= What you should do =
Give back the full listing verbatim, apart from its images.

= Source material =
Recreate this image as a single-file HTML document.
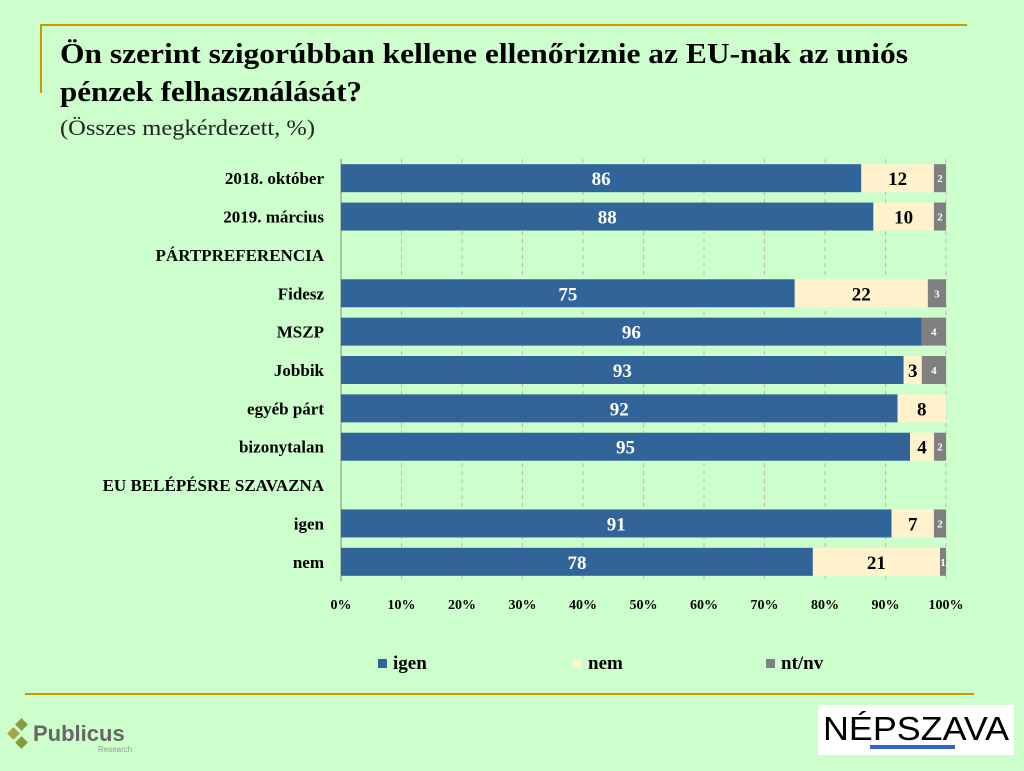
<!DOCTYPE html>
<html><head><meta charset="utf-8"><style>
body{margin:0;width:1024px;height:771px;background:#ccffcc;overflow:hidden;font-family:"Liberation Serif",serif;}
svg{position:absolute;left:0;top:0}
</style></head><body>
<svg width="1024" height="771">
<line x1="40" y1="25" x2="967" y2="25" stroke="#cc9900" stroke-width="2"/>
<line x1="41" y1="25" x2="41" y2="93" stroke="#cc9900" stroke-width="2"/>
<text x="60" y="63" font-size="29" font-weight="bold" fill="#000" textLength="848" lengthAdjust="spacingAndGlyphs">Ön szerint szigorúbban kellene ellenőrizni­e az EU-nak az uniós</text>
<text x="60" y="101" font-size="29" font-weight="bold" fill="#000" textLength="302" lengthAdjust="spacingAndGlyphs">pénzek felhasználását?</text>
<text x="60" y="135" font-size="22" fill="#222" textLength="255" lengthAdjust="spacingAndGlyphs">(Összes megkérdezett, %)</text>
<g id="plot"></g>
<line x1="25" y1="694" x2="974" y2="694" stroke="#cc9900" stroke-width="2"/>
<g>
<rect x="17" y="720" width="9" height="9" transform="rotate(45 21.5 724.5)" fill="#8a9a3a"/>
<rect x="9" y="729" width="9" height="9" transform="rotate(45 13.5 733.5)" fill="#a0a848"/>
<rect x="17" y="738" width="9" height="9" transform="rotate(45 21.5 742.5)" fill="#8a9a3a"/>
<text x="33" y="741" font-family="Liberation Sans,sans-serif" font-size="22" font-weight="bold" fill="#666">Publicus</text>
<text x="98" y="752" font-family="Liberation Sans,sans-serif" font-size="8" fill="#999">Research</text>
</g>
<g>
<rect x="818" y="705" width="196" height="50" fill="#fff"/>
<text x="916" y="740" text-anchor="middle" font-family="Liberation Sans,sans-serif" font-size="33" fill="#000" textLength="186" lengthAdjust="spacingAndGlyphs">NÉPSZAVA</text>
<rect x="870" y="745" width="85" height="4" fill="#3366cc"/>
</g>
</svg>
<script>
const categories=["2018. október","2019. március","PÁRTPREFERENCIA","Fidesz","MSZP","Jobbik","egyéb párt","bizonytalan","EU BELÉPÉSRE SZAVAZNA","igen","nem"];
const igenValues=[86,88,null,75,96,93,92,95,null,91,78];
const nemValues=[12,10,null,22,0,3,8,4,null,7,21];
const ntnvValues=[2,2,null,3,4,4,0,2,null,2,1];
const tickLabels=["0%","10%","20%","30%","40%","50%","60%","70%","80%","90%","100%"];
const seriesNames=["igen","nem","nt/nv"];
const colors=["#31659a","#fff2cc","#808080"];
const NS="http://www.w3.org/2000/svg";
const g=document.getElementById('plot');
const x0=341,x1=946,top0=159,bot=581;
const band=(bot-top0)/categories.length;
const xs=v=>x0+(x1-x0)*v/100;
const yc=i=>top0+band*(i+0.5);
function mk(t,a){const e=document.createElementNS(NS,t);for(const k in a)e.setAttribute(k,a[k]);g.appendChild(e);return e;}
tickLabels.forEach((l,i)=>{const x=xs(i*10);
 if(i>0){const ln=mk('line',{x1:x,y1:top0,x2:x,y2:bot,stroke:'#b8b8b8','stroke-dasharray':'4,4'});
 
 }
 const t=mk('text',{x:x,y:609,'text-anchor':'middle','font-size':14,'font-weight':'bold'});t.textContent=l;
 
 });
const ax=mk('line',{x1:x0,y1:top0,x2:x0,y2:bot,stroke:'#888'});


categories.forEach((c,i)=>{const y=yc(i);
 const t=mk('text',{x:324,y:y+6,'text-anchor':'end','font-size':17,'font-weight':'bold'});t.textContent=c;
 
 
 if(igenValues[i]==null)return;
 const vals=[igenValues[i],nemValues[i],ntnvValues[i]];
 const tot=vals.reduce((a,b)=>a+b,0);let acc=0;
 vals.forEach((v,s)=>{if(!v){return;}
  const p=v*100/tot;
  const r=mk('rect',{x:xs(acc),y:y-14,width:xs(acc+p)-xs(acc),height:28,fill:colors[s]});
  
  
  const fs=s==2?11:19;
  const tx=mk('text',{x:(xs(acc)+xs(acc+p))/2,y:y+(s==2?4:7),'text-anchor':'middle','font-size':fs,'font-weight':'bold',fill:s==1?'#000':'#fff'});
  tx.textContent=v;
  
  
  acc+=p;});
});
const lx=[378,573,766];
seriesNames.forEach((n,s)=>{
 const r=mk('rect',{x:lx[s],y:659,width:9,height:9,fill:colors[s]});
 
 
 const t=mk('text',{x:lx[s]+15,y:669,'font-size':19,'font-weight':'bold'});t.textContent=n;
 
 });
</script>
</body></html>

= Result =
Recreate this image as a single-file HTML document.
<!DOCTYPE html>
<html><head><meta charset="utf-8"><style>
body{margin:0;width:1024px;height:771px;background:#ccffcc;overflow:hidden;font-family:"Liberation Serif",serif;}
svg{position:absolute;left:0;top:0}
</style></head><body>
<svg width="1024" height="771">
<line x1="40" y1="25" x2="967" y2="25" stroke="#cc9900" stroke-width="2"/>
<line x1="41" y1="25" x2="41" y2="93" stroke="#cc9900" stroke-width="2"/>
<text x="60" y="63" font-size="29" font-weight="bold" fill="#000" textLength="848" lengthAdjust="spacingAndGlyphs">Ön szerint szigorúbban kellene ellenőrizni­e az EU-nak az uniós</text>
<text x="60" y="101" font-size="29" font-weight="bold" fill="#000" textLength="302" lengthAdjust="spacingAndGlyphs">pénzek felhasználását?</text>
<text x="60" y="135" font-size="22" fill="#222" textLength="255" lengthAdjust="spacingAndGlyphs">(Összes megkérdezett, %)</text>
<g id="plot"></g>
<line x1="25" y1="694" x2="974" y2="694" stroke="#cc9900" stroke-width="2"/>
<g>
<rect x="17" y="720" width="9" height="9" transform="rotate(45 21.5 724.5)" fill="#8a9a3a"/>
<rect x="9" y="729" width="9" height="9" transform="rotate(45 13.5 733.5)" fill="#a0a848"/>
<rect x="17" y="738" width="9" height="9" transform="rotate(45 21.5 742.5)" fill="#8a9a3a"/>
<text x="33" y="741" font-family="Liberation Sans,sans-serif" font-size="22" font-weight="bold" fill="#666">Publicus</text>
<text x="98" y="752" font-family="Liberation Sans,sans-serif" font-size="8" fill="#999">Research</text>
</g>
<g>
<rect x="818" y="705" width="196" height="50" fill="#fff"/>
<text x="916" y="740" text-anchor="middle" font-family="Liberation Sans,sans-serif" font-size="33" fill="#000" textLength="186" lengthAdjust="spacingAndGlyphs">NÉPSZAVA</text>
<rect x="870" y="745" width="85" height="4" fill="#3366cc"/>
</g>
</svg>
<script>
const categories=["2018. október","2019. március","PÁRTPREFERENCIA","Fidesz","MSZP","Jobbik","egyéb párt","bizonytalan","EU BELÉPÉSRE SZAVAZNA","igen","nem"];
const igenValues=[86,88,null,75,96,93,92,95,null,91,78];
const nemValues=[12,10,null,22,0,3,8,4,null,7,21];
const ntnvValues=[2,2,null,3,4,4,0,2,null,2,1];
const tickLabels=["0%","10%","20%","30%","40%","50%","60%","70%","80%","90%","100%"];
const seriesNames=["igen","nem","nt/nv"];
const colors=["#31659a","#fff2cc","#808080"];
const NS="http://www.w3.org/2000/svg";
const g=document.getElementById('plot');
const x0=341,x1=946,top0=159,bot=581;
const band=(bot-top0)/categories.length;
const xs=v=>x0+(x1-x0)*v/100;
const yc=i=>top0+band*(i+0.5);
function mk(t,a){const e=document.createElementNS(NS,t);for(const k in a)e.setAttribute(k,a[k]);g.appendChild(e);return e;}
tickLabels.forEach((l,i)=>{const x=xs(i*10);
 if(i>0){const ln=mk('line',{x1:x,y1:top0,x2:x,y2:bot,stroke:'#b8b8b8','stroke-dasharray':'4,4'});
 
 }
 const t=mk('text',{x:x,y:609,'text-anchor':'middle','font-size':14,'font-weight':'bold'});t.textContent=l;
 
 });
const ax=mk('line',{x1:x0,y1:top0,x2:x0,y2:bot,stroke:'#888'});


categories.forEach((c,i)=>{const y=yc(i);
 const t=mk('text',{x:324,y:y+6,'text-anchor':'end','font-size':17,'font-weight':'bold'});t.textContent=c;
 
 
 if(igenValues[i]==null)return;
 const vals=[igenValues[i],nemValues[i],ntnvValues[i]];
 const tot=vals.reduce((a,b)=>a+b,0);let acc=0;
 vals.forEach((v,s)=>{if(!v){return;}
  const p=v*100/tot;
  const r=mk('rect',{x:xs(acc),y:y-14,width:xs(acc+p)-xs(acc),height:28,fill:colors[s]});
  
  
  const fs=s==2?11:19;
  const tx=mk('text',{x:(xs(acc)+xs(acc+p))/2,y:y+(s==2?4:7),'text-anchor':'middle','font-size':fs,'font-weight':'bold',fill:s==1?'#000':'#fff'});
  tx.textContent=v;
  
  
  acc+=p;});
});
const lx=[378,573,766];
seriesNames.forEach((n,s)=>{
 const r=mk('rect',{x:lx[s],y:659,width:9,height:9,fill:colors[s]});
 
 
 const t=mk('text',{x:lx[s]+15,y:669,'font-size':19,'font-weight':'bold'});t.textContent=n;
 
 });
</script>
</body></html>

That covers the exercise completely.